Marchers generally felt that Article 24 would make the cops immune from prosecution. As one sign put it, “Cops fuzzed out, justice blinded.”
FranceTV Info, a newsletter sponsored by mainstream television networks, has tried to get information on how many complaints about police abuse are made and how many of these complaints lead to a formal case. (tinyurl.com/yybosojd)
The newsletter indicates that for 2019, during the Yellow Vest actions, there were about 3,000 complaints, but these led to less than 100 cases being filed against the police. A number of signs carried in the Nov. 28 march referred to the vicious attacks by French cops on the Yellow Vest marchers after that mass movement for economic justice began on Nov. 17, 2018. Scores of protesters lost an eye or a limb because police targeted them with flash-bang grenades. Hundreds of Yellow Vest activists are still in prison on heavy charges.
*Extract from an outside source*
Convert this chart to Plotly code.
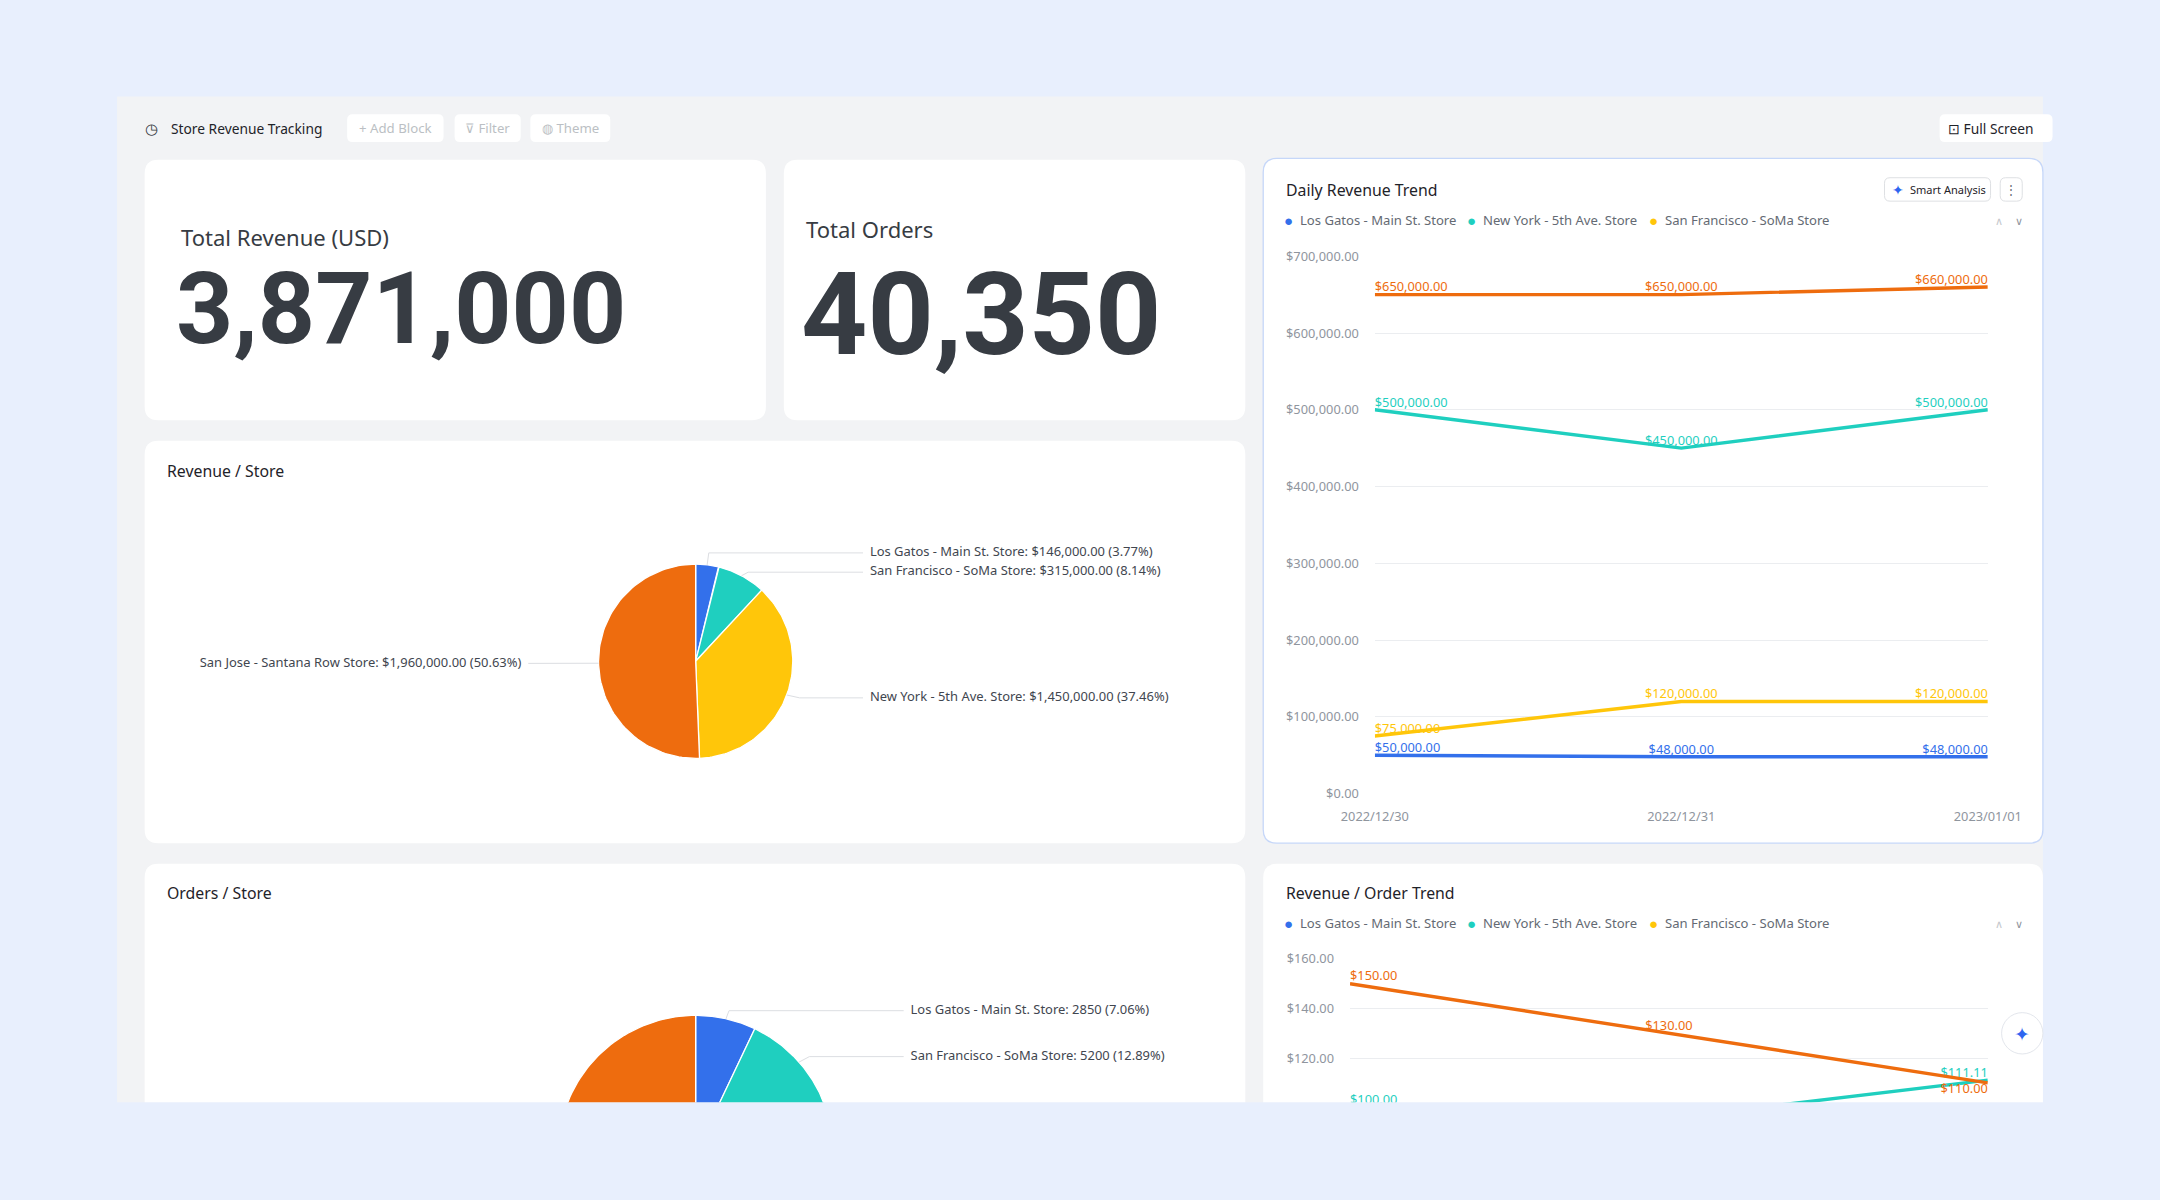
import numpy as np
import plotly.graph_objects as go

# ---------------- data ----------------
stores = ["Los Gatos - Main St. Store", "New York - 5th Ave. Store",
          "San Francisco - SoMa Store", "San Jose - Santana Row Store"]
store_colors = ["#3370EB", "#1FCFBF", "#FFC60A", "#EE6C0E"]
days = ["2022/12/30", "2022/12/31", "2023/01/01"]

# daily revenue (USD)
rev_los_gatos = [50000, 48000, 48000]
rev_new_york = [500000, 450000, 500000]
rev_san_francisco = [75000, 120000, 120000]
rev_san_jose = [650000, 650000, 660000]

# revenue per order (only the part above the fold is visible)
rpo_new_york = [100.00, 95.74, 111.11]
rpo_san_jose = [150.00, 130.00, 110.00]

# orders per store (NY and San Jose sit below the fold -> estimated)
orders_per_store = [2850, 15000, 5200, 17300]

revenue_per_store = [sum(r) for r in (rev_los_gatos, rev_new_york,
                                      rev_san_francisco, rev_san_jose)]
pie_palette = ["#3370EB", "#1FCFBF", "#FFC60A", "#EE6C0E"]  # by size, small -> big

# ---------------- helpers ----------------
W0, H0 = 1568, 871      # layout measured on this canvas
K = 2160 / W0           # font scale to real pixels

BG = "#E8EFFD"
PANEL = "#F2F3F5"
TXT = "#1F2329"
GREY = "#8F959E"
FONT = "Noto Sans"


def px(x):
    return x / W0


def py(y):
    return 1 - y / H0


def rrect(x0, y0, x1, y1, r=10):
    ax, ay = r / W0, r / H0
    X0, X1, T, B = px(x0), px(x1), py(y0), py(y1)
    return (f"M{X0+ax},{T} L{X1-ax},{T} Q{X1},{T} {X1},{T-ay} "
            f"L{X1},{B+ay} Q{X1},{B} {X1-ax},{B} L{X0+ax},{B} "
            f"Q{X0},{B} {X0},{B+ay} L{X0},{T-ay} Q{X0},{T} {X0+ax},{T} Z")


shapes = []
ann = []


def box(x0, y0, x1, y1, r=10, fill="white", line=None, lw=1):
    shapes.append(dict(type="path", path=rrect(x0, y0, x1, y1, r), xref="paper", yref="paper",
                       fillcolor=fill, line=dict(color=line or fill, width=lw if line else 0),
                       layer="below"))


def note(text, x, y, size, color=TXT, xanchor="left", family=FONT, weight=None):
    f = dict(family=family, size=size * K, color=color)
    if weight:
        f["weight"] = weight
    ann.append(dict(text=text, x=px(x), y=py(y), xref="paper", yref="paper",
                    xanchor=xanchor, yanchor="middle", showarrow=False, font=f))


fig = go.Figure()

# ---------------- frame / cards ----------------
shapes.append(dict(type="rect", xref="paper", yref="paper", x0=px(85), x1=px(1483),
                   y0=py(830), y1=py(70), fillcolor=PANEL, line=dict(width=0), layer="below"))
box(105, 116, 556, 305)
box(569, 116, 904, 305)
box(105, 320, 904, 612)
box(917, 115, 1483, 612, line="#C6D7F9", lw=1.3)
box(917, 627, 1483, 840)
box(105, 627, 904, 840)
# page fold
shapes.append(dict(type="rect", xref="paper", yref="paper", x0=0, x1=1, y0=0, y1=py(800),
                   fillcolor=BG, line=dict(width=0), layer="below"))

# toolbar
note("◷", 110, 93, 11, color="#373C43", xanchor="center")
note("Store Revenue Tracking", 123, 93, 10)
for x0, x1, label in ((252, 322, "+ Add Block"), (330, 378, "⊽ Filter"), (385, 443, "◍ Theme")):
    box(x0, 83, x1, 103, r=4)
    note(label, (x0 + x1) / 2, 93, 9.6, color="#BBBFC4", xanchor="center")
box(1408, 83, 1490, 103, r=4)
note("⊡ Full Screen", 1413, 93, 10, color=TXT)

# KPI cards
note("Total Revenue (USD)", 130, 172, 16, color="#373C43")
note(f"{sum(revenue_per_store):,}", 126, 224, 72.5, color="#373C43", family="Roboto", weight=700)
note("Total Orders", 584, 166, 16, color="#373C43")
note(f"{sum(orders_per_store):,}", 580, 228, 84, color="#373C43", family="Roboto", weight=700)

# card titles
note("Revenue / Store", 120, 342, 11.5)
note("Orders / Store", 120, 648, 11.5)
note("Daily Revenue Trend", 932, 138, 11.5)
note("Revenue / Order Trend", 932, 648, 11.5)

# legends of the two trend cards
for ly in (160, 670):
    for name, col, lx in zip(stores[:3], store_colors[:3], (935, 1068, 1200)):
        note("●", lx, ly, 11, color=col, xanchor="center")
        note(name, lx + 7, ly, 9.5, color="#646A73")
    note("∧", 1451, ly, 8, color="#C4C7CC", xanchor="center")
    note("∨", 1466, ly, 8, color="#8F959E", xanchor="center")

# smart analysis buttons
box(1368, 129, 1445, 146, r=4, line="#DEE0E3")
note("✦", 1378, 137.5, 10, color="#2E65F0", xanchor="center")
note("Smart Analysis", 1385, 137.5, 8, color=TXT)
box(1452, 129, 1468, 146, r=4, line="#DEE0E3")
note("⋮", 1460, 137.5, 9, color="#646A73", xanchor="center")

# floating assistant button
shapes.append(dict(type="circle", xref="paper", yref="paper", x0=px(1453), x1=px(1483),
                   y0=py(765), y1=py(735), fillcolor="white", line=dict(color="#E3E6EC", width=1)))
note("✦", 1468, 750, 14, color="#2E65F0", xanchor="center")

# ---------------- daily revenue trend ----------------
daily = (rev_los_gatos, rev_new_york, rev_san_francisco, rev_san_jose)
for name, col, vals in zip(stores, store_colors, daily):
    fig.add_trace(go.Scatter(
        x=days, y=vals, name=name, mode="lines+text", line=dict(color=col, width=3.4),
        texttemplate="$%{y:,.2f}", textposition=["top right", "top center", "top left"],
        textfont=dict(family=FONT, size=9.3 * K, color=col), xaxis="x", yaxis="y",
        hoverinfo="skip"))

# ---------------- revenue / order trend ----------------
for col, vals, pos in ((store_colors[1], rpo_new_york, ["top right", "top center", "top left"]),
                       (store_colors[3], rpo_san_jose, ["top right", "top center", "bottom left"])):
    fig.add_trace(go.Scatter(
        x=days, y=vals, mode="lines+text", line=dict(color=col, width=3.4),
        texttemplate="$%{y:,.2f}", textposition=pos,
        textfont=dict(family=FONT, size=9.3 * K, color=col), xaxis="x2", yaxis="y2",
        hoverinfo="skip"))


# ---------------- pies (drawn on pixel-like axes so the fold can clip them) ----------------
def add_pie(values, fmt, cx, cy, R, xa, ya):
    total = float(sum(values))
    start = 0.0
    sides = {1: [], -1: []}
    for rank, i in enumerate(np.argsort(values)):
        frac = values[i] / total
        th = np.linspace(start, start + frac, 90) * 2 * np.pi
        xs = np.concatenate([[cx], cx + R * np.sin(th), [cx]])
        ys = np.concatenate([[-cy], -cy + R * np.cos(th), [-cy]])
        fig.add_trace(go.Scatter(x=xs, y=ys, mode="lines", fill="toself",
                                 fillcolor=pie_palette[rank], line=dict(color="white", width=1.3),
                                 xaxis=xa, yaxis=ya, hoverinfo="skip"))
        mid = (start + frac / 2) * 2 * np.pi
        side = 1 if np.sin(mid) >= 0 else -1
        sides[side].append(dict(mid=mid, y=-cy + (R + 6) * np.cos(mid),
                                text=fmt(stores[i], values[i], 100 * frac)))
        start += frac
    for side, labs in sides.items():
        labs.sort(key=lambda d: -d["y"])
        for a, b in zip(labs, labs[1:]):
            gap = a["y"] - b["y"]
            if gap < 14:
                a["y"] += (14 - gap) / 2
                b["y"] -= (14 - gap) / 2
        for d in labs:
            if d["y"] < ya_bottom[ya]:   # label falls under the fold
                continue
            m = d["mid"]
            lx = cx + side * (R + 56)
            fig.add_trace(go.Scatter(
                x=[cx + R * np.sin(m), cx + (R + 10) * np.sin(m), lx - side * 5],
                y=[-cy + R * np.cos(m), d["y"], d["y"]], mode="lines",
                line=dict(color="#DCDEE2", width=1), xaxis=xa, yaxis=ya, hoverinfo="skip"))
            fig.add_trace(go.Scatter(
                x=[lx], y=[d["y"]], mode="text", text=[d["text"]],
                textposition="middle right" if side > 0 else "middle left",
                textfont=dict(family=FONT, size=9.4 * K, color="#41464F"),
                xaxis=xa, yaxis=ya, hoverinfo="skip"))


ya_bottom = {"y3": -612, "y4": -800}
add_pie(revenue_per_store, lambda n, v, p: f"{n}: ${v:,.2f} ({p:.2f}%)", 505, 480, 70.5, "x3", "y3")
add_pie(orders_per_store, lambda n, v, p: f"{n}: {v} ({p:.2f}%)", 505, 837, 100, "x4", "y4")

# ---------------- axes ----------------
tick_font = dict(family=FONT, size=9.3 * K, color=GREY)
hidden = dict(visible=False, showgrid=False, zeroline=False, fixedrange=True, automargin=False)
rpo_px_per_usd = (768 - 696) / 40.0   # $20 tick spacing measured on the canvas

fig.update_layout(
    width=2160, height=1200, margin=dict(l=0, r=0, t=0, b=0, autoexpand=False),
    paper_bgcolor=BG, plot_bgcolor="rgba(0,0,0,0)", showlegend=False,
    shapes=shapes, annotations=ann,
    xaxis=dict(domain=[px(998), px(1443)], anchor="y", type="category", range=[0, 2],
               showgrid=False, zeroline=False, showline=False, ticks="", automargin=False,
               tickfont=tick_font, ticklabelstandoff=14),
    yaxis=dict(domain=[py(576), py(186)], anchor="x", range=[0, 700000], dtick=100000,
               tickformat="$,.2f", gridcolor="#EBEDF0", gridwidth=1.2, zeroline=False,
               showline=False, ticks="", tickfont=tick_font, ticklabelstandoff=15,
               automargin=False),
    xaxis2=dict(domain=[px(980), px(1443)], anchor="y2", type="category", range=[0, 2],
                showgrid=False, zeroline=False, showticklabels=False, ticks="",
                automargin=False),
    yaxis2=dict(domain=[py(800), py(696)], anchor="x2",
                range=[160 - (800 - 696) / rpo_px_per_usd, 160], tick0=0, dtick=20,
                tickformat="$,.2f", gridcolor="#EBEDF0", gridwidth=1.2, zeroline=False,
                showline=False, ticks="", tickfont=tick_font, ticklabelstandoff=15,
                automargin=False),
    xaxis3=dict(domain=[px(105), px(904)], anchor="y3", range=[105, 904], **hidden),
    yaxis3=dict(domain=[py(612), py(320)], anchor="x3", range=[-612, -320], **hidden),
    xaxis4=dict(domain=[px(105), px(904)], anchor="y4", range=[105, 904], **hidden),
    yaxis4=dict(domain=[py(800), py(627)], anchor="x4", range=[-800, -627], **hidden),
)

fig.write_html("out.html", config={"displayModeBar": False},
               post_script="document.body.style.margin='0';")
While most of the Nov. 28 march was orderly, with union contingents mixing with human rights groups and anti-racist contingents, there were some sharp confrontations with the cops toward the end of the march, after the sun had set. Police violence continued, including cops smashing a Syrian photojournalist in the face. A building belonging to the Bank of France, the government’s central bank, was set on fire.